Dataset extract —

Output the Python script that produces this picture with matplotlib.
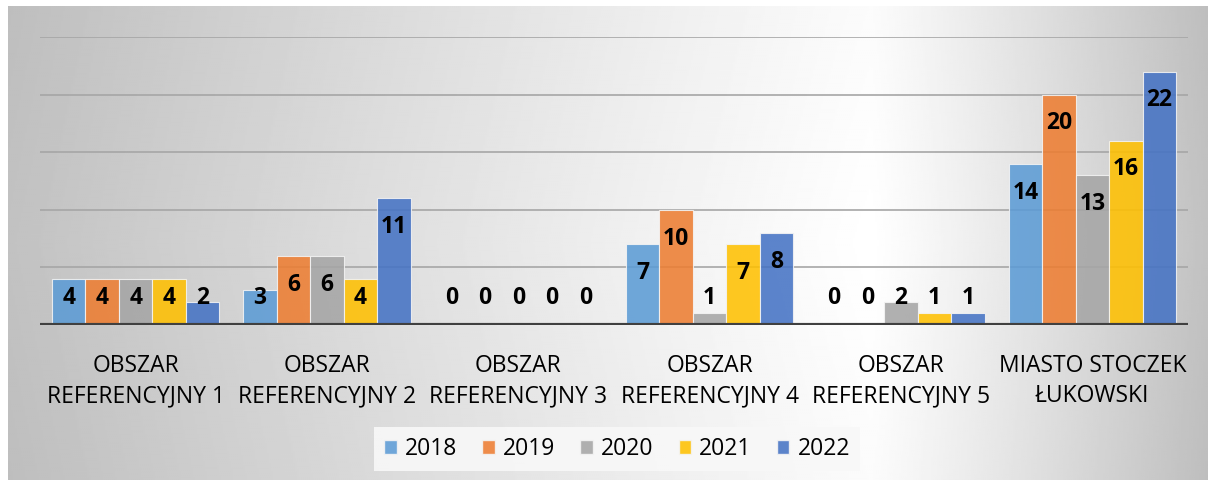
import numpy as np
import matplotlib.pyplot as plt
from matplotlib.patches import Patch

plt.rcParams['font.family'] = ['Open Sans', 'DejaVu Sans']

categories = ['OBSZAR\nREFERENCYJNY 1', 'OBSZAR\nREFERENCYJNY 2', 'OBSZAR\nREFERENCYJNY 3',
              'OBSZAR\nREFERENCYJNY 4', 'OBSZAR\nREFERENCYJNY 5', 'MIASTO STOCZEK\nŁUKOWSKI']
years = ['2018', '2019', '2020', '2021', '2022']
v2018 = [4, 3, 0, 7, 0, 14]
v2019 = [4, 6, 0, 10, 0, 20]
v2020 = [4, 6, 0, 1, 2, 13]
v2021 = [4, 4, 0, 7, 1, 16]
v2022 = [2, 11, 0, 8, 1, 22]
series = [v2018, v2019, v2020, v2021, v2022]
colors = ['#5B9BD5', '#ED7D31', '#A5A5A5', '#FFC000', '#4472C4']

fig = plt.figure(figsize=(12.08, 4.83), dpi=100)

# gradient backdrop of the chart frame
bg = fig.add_axes([8 / 1208, 3 / 483, 1200 / 1208, 474 / 483])
bg.set_axis_off()
xs = np.linspace(0, 1, 600)
ys = np.linspace(0, 1, 240)
X, Y = np.meshgrid(xs, ys)
cx = 0.72
t = np.where(X < cx, (cx - X) / cx, (X - cx) / (1 - cx))
t = np.clip(t, 0, 1) ** 1.1
shade = 1.0 - 0.24 * t - 0.03 * np.abs(Y - 0.5)
bg.imshow(shade, cmap='gray', vmin=0, vmax=1, aspect='auto', extent=(0, 1, 0, 1),
          interpolation='bilinear')
bg.set_xlim(0, 1)
bg.set_ylim(0, 1)

ax = fig.add_axes([40 / 1208, (483 - 325) / 483, 1148 / 1208, 288 / 483])
ax.set_facecolor('none')

x = np.arange(len(categories))
w = 0.175
for i, (vals, col) in enumerate(zip(series, colors)):
    pos = x + (i - 2) * w
    ax.bar(pos, vals, width=w, color=col, alpha=0.87, edgecolor='#f4f4f4',
           linewidth=0.8, zorder=3)
    for px, v in zip(pos, vals):
        ax.text(px, max(v - 2.5, 2.35), str(v), ha='center', va='center',
                fontsize=16.5, fontweight='bold', color='black', zorder=5)

ax.set_xlim(-0.5, 5.5)
ax.set_ylim(0, 25)
ax.set_yticks([5, 10, 15, 20, 25])
ax.yaxis.grid(True, color='#a6a6a6', linewidth=1.2, zorder=1)
ax.tick_params(axis='y', length=0, labelleft=False)
ax.axhline(0, color='#404040', linewidth=3, zorder=4)
for s in ax.spines.values():
    s.set_visible(False)

ax.set_xticks(x)
ax.set_xticklabels(categories, fontsize=16.5, linespacing=1.33)
ax.tick_params(axis='x', length=0, pad=21)

handles = [Patch(facecolor=c, alpha=0.87, edgecolor='#f4f4f4') for c in colors]
leg = fig.legend(handles, years, loc='center', bbox_to_anchor=(617 / 1208, 34 / 483),
                 ncol=5, fontsize=16.5, frameon=True, fancybox=False,
                 handlelength=0.55, handleheight=0.55, handletextpad=0.35,
                 columnspacing=1.1, borderpad=0.45)
leg.get_frame().set_facecolor('#f8f8f8')
leg.get_frame().set_edgecolor('none')
leg.get_frame().set_alpha(0.9)

fig.savefig('out.png', dpi=100)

Objective — Your task is to return the lines above, from the first one up to and including the line containing "ax.set_facecolor('none')", minus any pictures.

Solution to the exercise —
Output the Python script that produces this picture with matplotlib.
import numpy as np
import matplotlib.pyplot as plt
from matplotlib.patches import Patch

plt.rcParams['font.family'] = ['Open Sans', 'DejaVu Sans']

categories = ['OBSZAR\nREFERENCYJNY 1', 'OBSZAR\nREFERENCYJNY 2', 'OBSZAR\nREFERENCYJNY 3',
              'OBSZAR\nREFERENCYJNY 4', 'OBSZAR\nREFERENCYJNY 5', 'MIASTO STOCZEK\nŁUKOWSKI']
years = ['2018', '2019', '2020', '2021', '2022']
v2018 = [4, 3, 0, 7, 0, 14]
v2019 = [4, 6, 0, 10, 0, 20]
v2020 = [4, 6, 0, 1, 2, 13]
v2021 = [4, 4, 0, 7, 1, 16]
v2022 = [2, 11, 0, 8, 1, 22]
series = [v2018, v2019, v2020, v2021, v2022]
colors = ['#5B9BD5', '#ED7D31', '#A5A5A5', '#FFC000', '#4472C4']

fig = plt.figure(figsize=(12.08, 4.83), dpi=100)

# gradient backdrop of the chart frame
bg = fig.add_axes([8 / 1208, 3 / 483, 1200 / 1208, 474 / 483])
bg.set_axis_off()
xs = np.linspace(0, 1, 600)
ys = np.linspace(0, 1, 240)
X, Y = np.meshgrid(xs, ys)
cx = 0.72
t = np.where(X < cx, (cx - X) / cx, (X - cx) / (1 - cx))
t = np.clip(t, 0, 1) ** 1.1
shade = 1.0 - 0.24 * t - 0.03 * np.abs(Y - 0.5)
bg.imshow(shade, cmap='gray', vmin=0, vmax=1, aspect='auto', extent=(0, 1, 0, 1),
          interpolation='bilinear')
bg.set_xlim(0, 1)
bg.set_ylim(0, 1)

ax = fig.add_axes([40 / 1208, (483 - 325) / 483, 1148 / 1208, 288 / 483])
ax.set_facecolor('none')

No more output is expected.